Work instructions: Records follow. Select each line holding "this".

(Dataset items)

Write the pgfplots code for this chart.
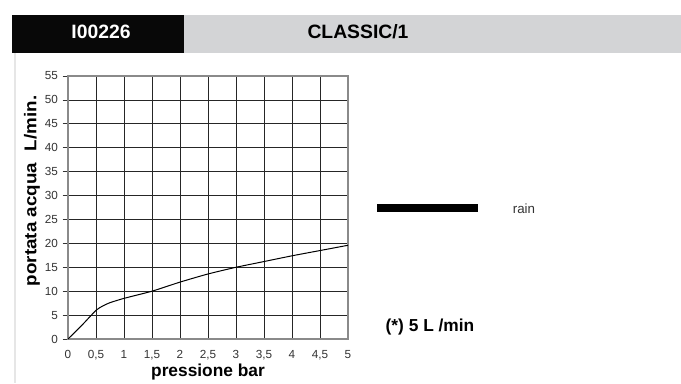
\documentclass[border=0pt]{standalone}
\usepackage{fontspec}
\setmainfont{Liberation Sans}
\newfontfamily\widefont[FakeStretch=1.1]{Liberation Sans}
\usepackage{pgfplots}
\pgfplotsset{compat=1.18}
\definecolor{hdrgray}{HTML}{D3D4D6}
\definecolor{frame}{HTML}{E6E6E6}
\definecolor{boxgray}{HTML}{8A8A8A}
\definecolor{txt}{HTML}{333333}
\begin{document}
\begin{tikzpicture}[x=0.75pt,y=0.75pt]
\path[use as bounding box] (0,0) rectangle (681,383);
\fill[black!97] (12,330) rectangle (184,368);
\fill[hdrgray] (184,330) rectangle (681,368);
\node[white,font=\bfseries\fontsize{14.5}{15}\selectfont] at (101,351) {I00226};
\node[black,font=\bfseries\fontsize{14.5}{15}\selectfont] at (358,351) {CLASSIC/1};
\draw[frame,line width=1.1pt] (15,0) -- (15,330);
\begin{axis}[
  at={(51pt,33pt)}, anchor=south west,
  width=210pt, height=197.25pt, scale only axis,
  xmin=0, xmax=5, ymin=0, ymax=55,
  xtick={0,0.5,...,5},
  xticklabels={0,{0,5},1,{1,5},2,{2,5},3,{3,5},4,{4,5},5},
  ytick={0,5,...,55},
  yticklabels={0,5,10,15,20,25,30,35,40,45,50,55},
  grid=major,
  major grid style={black!85,line width=0.6pt},
  axis line style={boxgray,line width=1pt},
  tick style={black!80,line width=0.6pt},
  x tick style={draw=none},
  major tick length=4pt,
  tick align=outside,
  tick pos=left,
  ticklabel style={font=\fontsize{8.8}{9}\selectfont,text=txt},
  xticklabel style={yshift=-1pt},
  xlabel={\bfseries pressione bar},
  ylabel={\bfseries portata acqua\hspace{0.7em}L/min.},
  xlabel style={font=\fontsize{13}{13}\selectfont,at={(axis description cs:0.5,-0.125)},anchor=center},
  ylabel style={font=\widefont\fontsize{12.8}{13}\selectfont,at={(axis description cs:-0.129,0.563)},anchor=center},
]
\addplot[black,line width=0.75pt,smooth,tension=0.35] coordinates {
(0,0) (0.25,2.9) (0.5,6) (0.62,6.9) (0.75,7.6) (1,8.5) (1.5,10) (2,11.9) (2.5,13.6) (3,15) (3.5,16.2) (4,17.4) (4.5,18.5) (5,19.6)};
\end{axis}
\draw[black,line width=5.5pt] (377,175) -- (478,175);
\node[txt,font=\fontsize{10}{10}\selectfont] at (524,174) {rain};
\node[black,anchor=west,font=\bfseries\fontsize{13}{13}\selectfont] at (381,56) {(*) 5 L /min};
\end{tikzpicture}
\end{document}
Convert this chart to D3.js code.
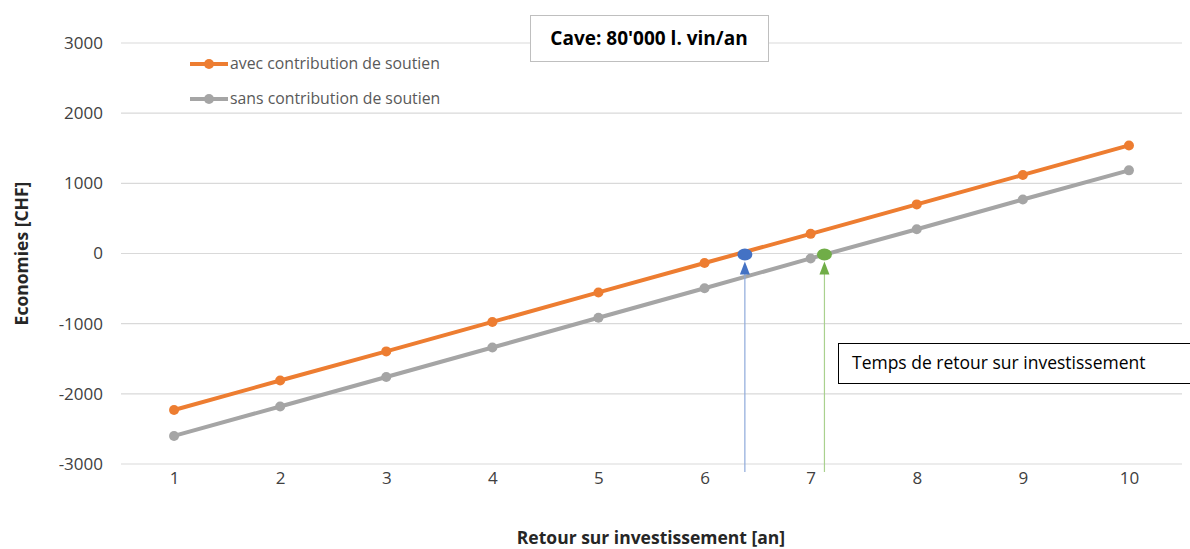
<!DOCTYPE html>
<html><head><meta charset="utf-8">
<script src="https://cdn.jsdelivr.net/npm/d3@7"></script>
<style>body{margin:0;background:#fff}svg{display:block}text{font-family:"Open Sans",Lato,sans-serif}</style>
</head><body><svg id="c" width="1190" height="549"></svg>
<script>
const years = [1,2,3,4,5,6,7,8,9,10];
const avecValues = [-2230,-1810,-1395,-975,-555,-135,280,700,1120,1540];
const sansValues = [-2600,-2180,-1760,-1340,-915,-495,-70,345,770,1185];
const yTicks = [-3000,-2000,-1000,0,1000,2000,3000];
const seriesNames = ["avec contribution de soutien","sans contribution de soutien"];
const paybackAvec = 6.38;
const paybackSans = 7.13;
const titleText = "Cave: 80'000 l. vin/an";
const noteText = "Temps de retour sur investissement";

const svg = d3.select("#c");
const L = 121, R = 1182, T = 43, B = 464;
const x = d3.scaleLinear().domain([0.5,10.5]).range([L,R]);
const y = d3.scaleLinear().domain([-3000,3000]).range([B,T]);
const fmt = d => String(d);

// gridlines
svg.append("g").selectAll("line").data(yTicks).join("line")
  .attr("x1",L).attr("x2",R).attr("y1",d=>y(d)).attr("y2",d=>y(d))
  .attr("stroke","#d9d9d9").attr("stroke-width",1.2);

// y axis labels
const ya = svg.append("g").attr("transform",`translate(${L-18},0)`)
  .call(d3.axisLeft(y).tickValues(yTicks).tickSize(0).tickPadding(0).tickFormat(fmt));
ya.select(".domain").remove();
ya.selectAll("text").attr("font-size",17).attr("fill","#404040").style("font-family","Open Sans");

// x axis labels
const xa = svg.append("g").attr("transform",`translate(0,${B+3})`)
  .call(d3.axisBottom(x).tickValues(years).tickSize(0).tickPadding(0).tickFormat(fmt));
xa.select(".domain").remove();
xa.selectAll("text").attr("font-size",17).attr("fill","#404040").attr("dy","1em").style("font-family","Open Sans");

// axis titles
svg.append("text").attr("transform",`translate(28,${y(0)}) rotate(-90)`).attr("text-anchor","middle")
  .attr("font-size",17.5).attr("font-weight","bold").attr("fill","#262626").text("Economies [CHF]");
svg.append("text").attr("x",651).attr("y",544).attr("text-anchor","middle")
  .attr("font-size",17.5).attr("font-weight","bold").attr("fill","#262626").text("Retour sur investissement [an]");

// series
const line = d3.line().x((d,i)=>x(years[i])).y(d=>y(d));
const series = [{v:sansValues,c:"#a5a5a5"},{v:avecValues,c:"#ed7d31"}];
series.forEach(s=>{
  svg.append("path").attr("d",line(s.v)).attr("fill","none").attr("stroke",s.c).attr("stroke-width",4);
  svg.append("g").selectAll("circle").data(s.v).join("circle")
    .attr("cx",(d,i)=>x(years[i])).attr("cy",d=>y(d)).attr("r",5).attr("fill",s.c);
});

// payback arrows
function arrow(xv,lineC,fillC){
  const px = x(xv);
  svg.append("line").attr("x1",px).attr("x2",px).attr("y1",y(0)+20).attr("y2",B+8)
    .attr("stroke",lineC).attr("stroke-width",1.2);
  svg.append("path").attr("d",`M${px},${y(0)+8} L${px-5},${y(0)+21} L${px+5},${y(0)+21} Z`).attr("fill",fillC);
  svg.append("ellipse").attr("cx",px).attr("cy",y(0)+1).attr("rx",7.5).attr("ry",6).attr("fill",fillC);
}
arrow(paybackAvec,"#8eaadb","#4472c4");
arrow(paybackSans,"#a9d18e","#70ad47");

// legend
const lg = svg.append("g");
[{n:seriesNames[0],c:"#ed7d31",yy:64},{n:seriesNames[1],c:"#a5a5a5",yy:99}].forEach(d=>{
  lg.append("line").attr("x1",190).attr("x2",228).attr("y1",d.yy).attr("y2",d.yy).attr("stroke",d.c).attr("stroke-width",4);
  lg.append("circle").attr("cx",209).attr("cy",d.yy).attr("r",5).attr("fill",d.c);
  lg.append("text").attr("x",230).attr("y",d.yy+5).attr("font-size",15.8).attr("fill","#595959").text(d.n);
});

// title box
svg.append("rect").attr("x",530.5).attr("y",15.5).attr("width",238).attr("height",46)
  .attr("fill","#fff").attr("stroke","#bfbfbf").attr("stroke-width",1);
svg.append("text").attr("x",649).attr("y",45).attr("text-anchor","middle").attr("font-size",19)
  .attr("font-weight","bold").attr("fill","#000").text(titleText);

// note box
svg.append("rect").attr("x",838.5).attr("y",343.5).attr("width",360).attr("height",40)
  .attr("fill","#fff").attr("stroke","#000").attr("stroke-width",1);
svg.append("text").attr("x",852).attr("y",369).attr("font-size",17.5).attr("fill","#000").text(noteText);
</script></body></html>
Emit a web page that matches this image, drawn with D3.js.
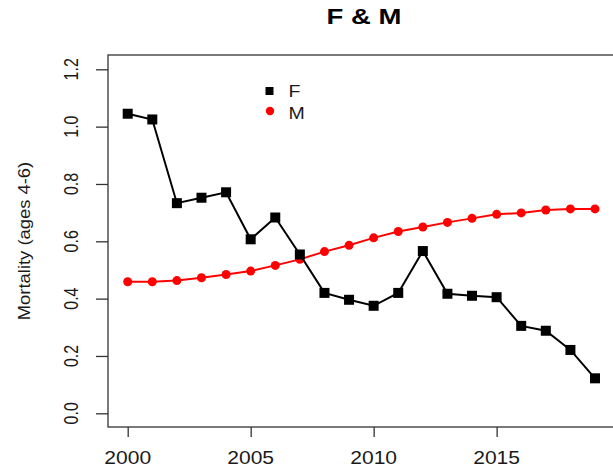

Answer to the problem:
Write the pgfplots code for this chart.
Convert this chart to D3.js code.
Emit a web page that matches this image, drawn with D3.js.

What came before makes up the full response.